··· Source material ···
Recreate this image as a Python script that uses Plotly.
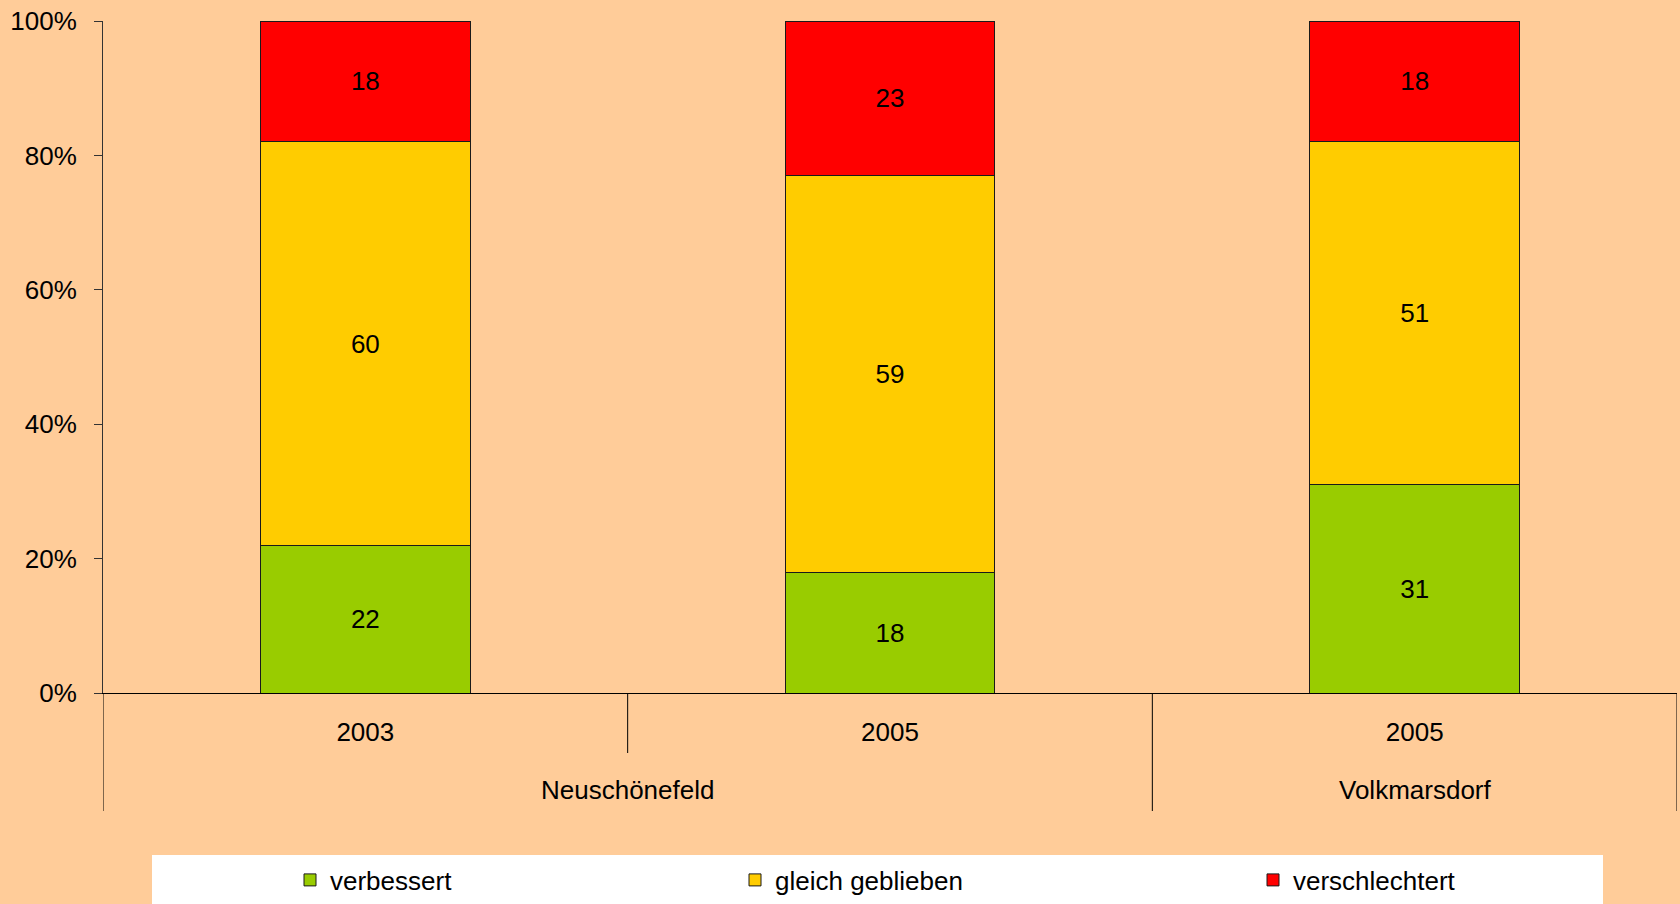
import plotly.graph_objects as go

# Stadtteil / Jahr
gruppen = ["Neuschönefeld", "Volkmarsdorf"]
jahre = ["2003", "2005", "2005"]
gruppe_je_balken = [0, 0, 1]

verbessert = [22, 18, 31]
gleich_geblieben = [60, 59, 51]
verschlechtert = [18, 23, 18]

y_ticks = [0, 20, 40, 60, 80, 100]
y_ticktext = ["0%", "20%", "40%", "60%", "80%", "100%"]

FONT = "Liberation Sans, Arial, sans-serif"
FS = 26
BG = "#FFCC99"

# plot area in pixels (for placing the legend pieces)
PX_LEFT, PX_RIGHT, PX_TOP, PX_BOTTOM = 103, 1677, 21, 693


def px_to_paper_x(px):
    return (px - PX_LEFT) / (PX_RIGHT - PX_LEFT)


def px_to_paper_y(py):
    return (PX_BOTTOM - py) / (PX_BOTTOM - PX_TOP)


x_pos = list(range(len(jahre)))

fig = go.Figure()

series = [
    ("verbessert", verbessert, "#99CC00", "legend"),
    ("gleich geblieben", gleich_geblieben, "#FFCC00", "legend2"),
    ("verschlechtert", verschlechtert, "#FF0000", "legend3"),
]
for name, vals, color, leg in series:
    fig.add_trace(go.Bar(
        x=x_pos,
        y=vals,
        name=name,
        marker=dict(color=color, line=dict(color="#1a1a1a", width=1)),
        text=[str(v) for v in vals],
        textposition="inside",
        insidetextanchor="middle",
        textangle=0,
        constraintext="none",
        textfont=dict(family=FONT, size=FS, color="black"),
        legend=leg,
        hoverinfo="skip",
    ))

legend_style = dict(
    orientation="h",
    bgcolor="rgba(0,0,0,0)",
    font=dict(family=FONT, size=FS, color="black"),
    yanchor="middle",
    y=px_to_paper_y(880),
    xanchor="left",
)

# group labels below the year labels
annotations = []
for gi, g in enumerate(gruppen):
    members = [i for i, k in enumerate(gruppe_je_balken) if k == gi]
    annotations.append(dict(
        x=(members[0] + members[-1]) / 2, xref="x",
        y=px_to_paper_y(790), yref="paper",
        text=g, showarrow=False, yanchor="middle",
        font=dict(family=FONT, size=FS, color="black"),
    ))

# dividers: short ones between years, long ones between Stadtteile and at the ends
shapes = [
    dict(
        type="rect", xref="paper", yref="paper",
        x0=px_to_paper_x(152), x1=px_to_paper_x(1603),
        y0=px_to_paper_y(910), y1=px_to_paper_y(855),
        fillcolor="white", line=dict(width=0), layer="below",
    ),
]
for b in range(len(jahre) + 1):
    x = b - 0.5
    if b == 0 or b == len(jahre) or gruppe_je_balken[b - 1] != gruppe_je_balken[b]:
        y_end = 811
    else:
        y_end = 753
    shapes.append(dict(
        type="line", xref="x", yref="paper",
        x0=x, x1=x, y0=0, y1=px_to_paper_y(y_end),
        line=dict(color="black", width=1),
    ))

fig.update_layout(
    barmode="stack",
    bargap=0.6,
    width=1680,
    height=904,
    paper_bgcolor=BG,
    plot_bgcolor=BG,
    margin=dict(l=PX_LEFT, r=1680 - PX_RIGHT, t=PX_TOP, b=904 - PX_BOTTOM,
                autoexpand=False),
    font=dict(family=FONT, size=FS, color="black"),
    showlegend=True,
    legend=dict(legend_style, x=px_to_paper_x(290)),
    legend2=dict(legend_style, x=px_to_paper_x(735)),
    legend3=dict(legend_style, x=px_to_paper_x(1253)),
    annotations=annotations,
    shapes=shapes,
    xaxis=dict(
        range=[-0.5, len(jahre) - 0.5],
        tickvals=x_pos,
        ticktext=jahre,
        showline=True,
        linecolor="black",
        linewidth=1,
        ticks="",
        ticklabelstandoff=16,
        showgrid=False,
        zeroline=False,
        tickfont=dict(family=FONT, size=FS, color="black"),
    ),
    yaxis=dict(
        range=[0, 100],
        tickvals=y_ticks,
        ticktext=y_ticktext,
        ticks="outside",
        ticklen=8,
        tickcolor="#333333",
        ticklabelstandoff=12,
        showline=True,
        linecolor="#333333",
        linewidth=1,
        showgrid=False,
        zeroline=False,
        tickfont=dict(family=FONT, size=FS, color="black"),
    ),
)

fig.write_html(
    "out.html",
    config={"displayModeBar": False},
    post_script="document.body.style.margin='0';document.body.style.background='%s';" % BG,
)
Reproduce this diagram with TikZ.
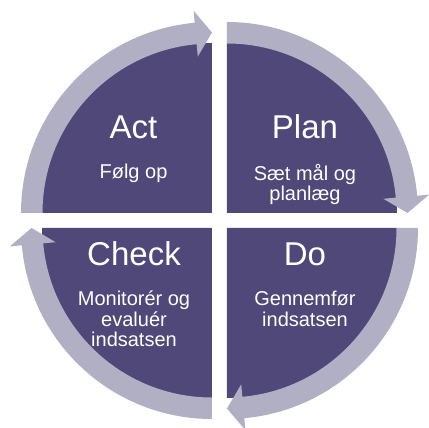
\documentclass[tikz,border=0pt]{standalone}
\usepackage{fontspec}
\setmainfont{Liberation Sans}
\usetikzlibrary{positioning}
\definecolor{pdcapurple}{HTML}{4F4879}
\definecolor{pdcagrey}{HTML}{B1AFC4}
\tikzset{
  every node/.style={text=white, inner sep=0pt},
  quarter/.style={fill=pdcapurple, draw=none},
  band/.style={fill=pdcagrey, draw=none},
  phase/.style={font=\fontsize{33}{33}\selectfont, anchor=base},
  task/.style={font=\fontsize{20}{20.5}\selectfont, align=center}
}
\begin{document}
\begin{tikzpicture}[x=1pt, y=1pt, node distance=25.5pt]
  \useasboundingbox (-219.5,-207.5) rectangle (209.5,220.5);
  % Quadrants
  \fill[quarter, shift={(-7.5,7.5)}] (0,0) -- (180:170) arc[start angle=180, end angle=90, radius=170] -- cycle;
  \fill[quarter, shift={(7.5,7.5)}] (0,0) -- (90:170) arc[start angle=90, end angle=0, radius=170] -- cycle;
  \fill[quarter, shift={(7.5,-7.5)}] (0,0) -- (0:170) arc[start angle=0, end angle=-90, radius=170] -- cycle;
  \fill[quarter, shift={(-7.5,-7.5)}] (0,0) -- (-90:170) arc[start angle=-90, end angle=-180, radius=170] -- cycle;

  % Arrows round the circle
  \fill[band, shift={(-7.5,7.5)}] (180:169.5) -- (180:191) arc[start angle=180, end angle=95.2, radius=191]
    -- (95.2:203) -- (90:180.5) -- (95.2:157) -- (95.2:169.5) arc[start angle=95.2, end angle=180, radius=169.5] -- cycle;
  \fill[band, shift={(7.5,7.5)}] (90:169.5) -- (90:191) arc[start angle=90, end angle=5.2, radius=191]
    -- (5.2:203) -- (0:180.5) -- (5.2:157) -- (5.2:169.5) arc[start angle=5.2, end angle=90, radius=169.5] -- cycle;
  \fill[band, shift={(7.5,-7.5)}] (0:169.5) -- (0:191) arc[start angle=0, end angle=-84.8, radius=191]
    -- (-84.8:203) -- (-90:180.5) -- (-84.8:157) -- (-84.8:169.5) arc[start angle=-84.8, end angle=0, radius=169.5] -- cycle;
  \fill[band, shift={(-7.5,-7.5)}] (-90:169.5) -- (-90:191) arc[start angle=-90, end angle=-174.8, radius=191]
    -- (-174.8:203) -- (-180:180.5) -- (-174.8:157) -- (-174.8:169.5) arc[start angle=-174.8, end angle=-90, radius=169.5] -- cycle;

  % Nodes
  \node (act) [phase] at (-86,82) {Act};
  \node (plan) [phase] at (85.5,82) {Plan};
  \node (check) [phase] at (-85.5,-45) {Check};
  \node (do) [phase] at (85.5,-45) {Do};
  \node (actsub) [task, below=of act.base] {Følg op};
  \node (plansub) [task, below=of plan.base] {Sæt mål og\\planlæg};
  \node (checksub) [task, below=of check.base] {Monitorér og\\evaluér\\indsatsen};
  \node (dosub) [task, below=of do.base] {Gennemfør\\indsatsen};
\end{tikzpicture}
\end{document}
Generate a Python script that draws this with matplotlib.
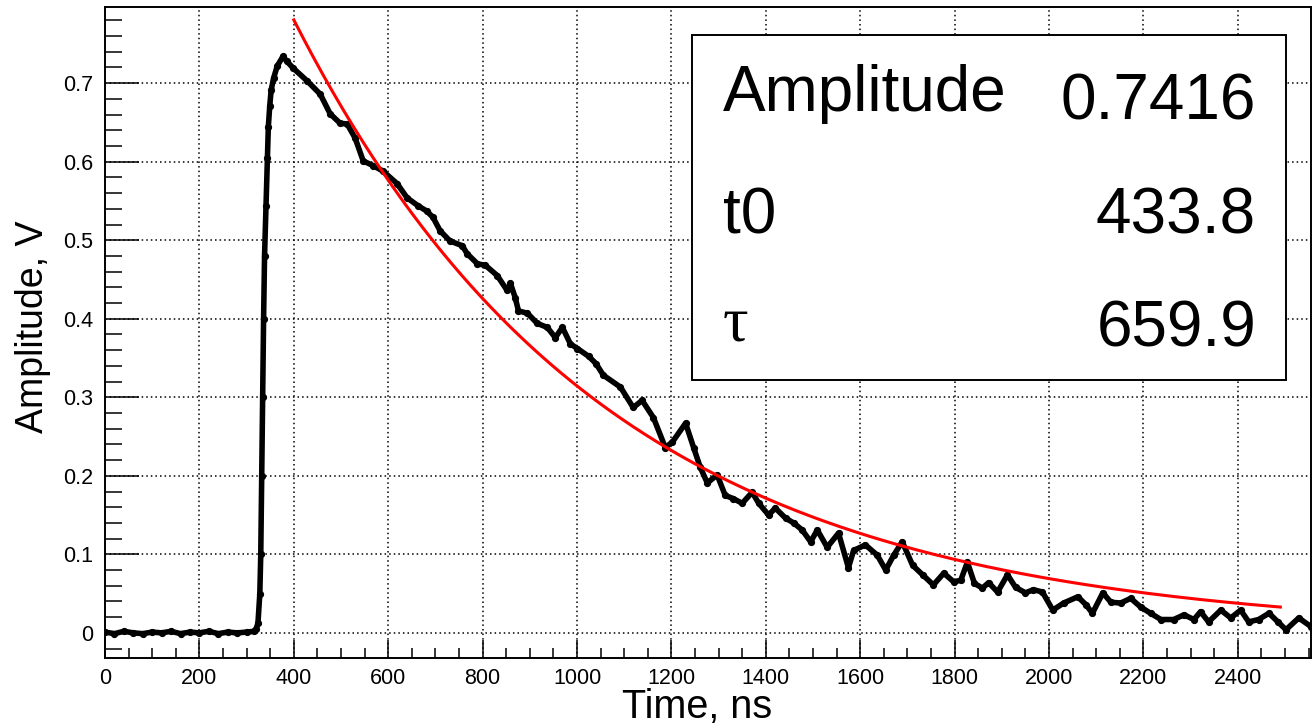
import numpy as np
import matplotlib
matplotlib.use('Agg')
import matplotlib.pyplot as plt
from matplotlib.patches import Rectangle
from matplotlib.ticker import MultipleLocator, FuncFormatter

plt.rcParams['font.family'] = ['Liberation Sans', 'DejaVu Sans']

# waveform (time in ns, amplitude in V)
t_ns = [0, 20, 40, 60, 80, 100, 120, 140, 160, 180, 200, 220, 240, 260, 280, 300, 316,
        320, 324, 328, 330, 332, 334, 336, 338, 341, 344, 346, 349, 352, 357, 365, 377, 385,
        399, 428, 456, 477, 498, 513, 530, 547, 568, 589, 619, 640, 663, 682, 695,
        710, 731, 757, 767, 789, 806, 831, 852, 859, 869, 876, 895, 916, 937, 954, 969, 986, 1001,
        1025, 1040, 1056, 1092, 1119, 1138, 1162, 1187, 1202, 1230, 1247, 1261, 1276, 1297,
        1314, 1331, 1350, 1371, 1385, 1406, 1420, 1442, 1459, 1477, 1495, 1509, 1530, 1554,
        1575, 1586, 1611, 1636, 1654, 1671, 1689, 1711, 1732, 1755, 1777, 1798, 1813, 1827,
        1842, 1859, 1872, 1891, 1912, 1929, 1950, 1967, 1986, 2008, 2031, 2061, 2078, 2092,
        2114, 2131, 2152, 2173, 2194, 2215, 2237, 2264, 2286, 2307, 2321, 2338, 2364, 2385,
        2406, 2423, 2444, 2466, 2485, 2502, 2529, 2555]
amp_v = [0.001, -0.001, 0.002, 0.000, -0.001, 0.001, 0.000, 0.002, -0.001, 0.001, 0.000, 0.002, -0.001, 0.001, 0.000, 0.001, 0.002,
         0.005, 0.012, 0.050, 0.100, 0.200, 0.300, 0.400, 0.480, 0.543, 0.605, 0.644, 0.671, 0.691, 0.706, 0.722, 0.734, 0.728,
         0.719, 0.703, 0.686, 0.661, 0.649, 0.648, 0.630, 0.601, 0.595, 0.588, 0.572, 0.554, 0.544, 0.537, 0.529,
         0.512, 0.499, 0.493, 0.483, 0.470, 0.468, 0.455, 0.436, 0.445, 0.427, 0.410, 0.407, 0.394, 0.389, 0.376, 0.389, 0.368, 0.362,
         0.352, 0.343, 0.328, 0.313, 0.287, 0.296, 0.274, 0.236, 0.243, 0.267, 0.236, 0.211, 0.191, 0.201,
         0.175, 0.171, 0.165, 0.179, 0.165, 0.150, 0.159, 0.146, 0.140, 0.131, 0.116, 0.131, 0.109, 0.127,
         0.083, 0.105, 0.112, 0.099, 0.080, 0.099, 0.116, 0.086, 0.074, 0.061, 0.076, 0.065, 0.067, 0.090,
         0.063, 0.057, 0.064, 0.052, 0.074, 0.058, 0.051, 0.055, 0.052, 0.029, 0.038, 0.046, 0.036, 0.025,
         0.051, 0.039, 0.038, 0.044, 0.033, 0.025, 0.017, 0.017, 0.023, 0.017, 0.027, 0.014, 0.029, 0.019,
         0.029, 0.014, 0.017, 0.025, 0.014, 0.004, 0.019, 0.008]

# fit result
fit_amp = 0.7416
fit_t0 = 433.8
fit_tau = 659.9
fit_range = (400, 2490)

W, H = 1314, 726
fig = plt.figure(figsize=(W / 100, H / 100), dpi=100)
ax = fig.add_axes([105 / W, 1 - 658 / H, (1311 - 105) / W, (658 - 7) / H])

ax.plot(t_ns, amp_v, color='black', lw=4.0, marker='o', ms=4.2, zorder=3,
        solid_joinstyle='round', solid_capstyle='round')
tf = np.linspace(fit_range[0], fit_range[1], 400)
ax.plot(tf, fit_amp * np.exp(-(tf - fit_t0) / fit_tau), color='#ff0000', lw=2.2, zorder=4)

ax.set_xlim(0, 2555)
ax.set_ylim(-0.032, 0.797)
ax.xaxis.set_major_locator(MultipleLocator(200))
ax.xaxis.set_minor_locator(MultipleLocator(50))
ax.yaxis.set_major_locator(MultipleLocator(0.1))
ax.yaxis.set_minor_locator(MultipleLocator(0.02))
ax.yaxis.set_major_formatter(FuncFormatter(lambda v, p: '0' if abs(v) < 1e-9 else '%g' % round(v, 2)))

ax.tick_params(axis='both', which='both', direction='in', width=1.1, colors='black', labelsize=15.5)
ax.tick_params(axis='y', which='major', length=24.5, pad=8.5)
ax.tick_params(axis='y', which='minor', length=12.2)
ax.tick_params(axis='x', which='major', length=13, pad=7)
ax.tick_params(axis='x', which='minor', length=7)
for s in ax.spines.values():
    s.set_linewidth(1.4)

ax.grid(True, which='major', color='black', lw=1.1, linestyle=(0, (1, 2.0)), zorder=1)
ax.set_axisbelow(True)

fig.text(697 / W, 1 - 707 / H, 'Time, ns', ha='center', va='center', fontsize=28.5)
fig.text(33 / W, 1 - 327 / H, 'Amplitude, V', ha='center', va='center', rotation=90, fontsize=27)

# stats box
box = Rectangle((692 / W, 1 - 380 / H), (1286 - 692) / W, (380 - 35) / H,
                transform=fig.transFigure, facecolor='white', edgecolor='black', lw=1.4, zorder=5)
fig.patches.append(box)
fs = 46
fig.text(723 / W, 1 - 111 / H, 'Amplitude', ha='left', va='baseline', fontsize=fs, zorder=6)
fig.text(1256 / W, 1 - 120 / H, '%.4f' % fit_amp, ha='right', va='baseline', fontsize=fs, zorder=6)
fig.text(723 / W, 1 - 233 / H, 't0', ha='left', va='baseline', fontsize=fs, zorder=6)
fig.text(1256 / W, 1 - 233 / H, '%.1f' % fit_t0, ha='right', va='baseline', fontsize=fs, zorder=6)
fig.text(723 / W, 1 - 340 / H, '\u03c4', ha='left', va='baseline', fontsize=fs,
         family=['Liberation Serif', 'DejaVu Serif'], zorder=6)
fig.text(1256 / W, 1 - 346 / H, '%.1f' % fit_tau, ha='right', va='baseline', fontsize=fs, zorder=6)

fig.savefig('out.png', dpi=100)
···
Would you restate, exactly and with no pictures, the lines of the entries above from the one containing "Generate a Python" through the one containing "from matplotlib.ticker import"?

## [Answer to this problem]
Generate a Python script that draws this with matplotlib.
import numpy as np
import matplotlib
matplotlib.use('Agg')
import matplotlib.pyplot as plt
from matplotlib.patches import Rectangle
from matplotlib.ticker import MultipleLocator, FuncFormatter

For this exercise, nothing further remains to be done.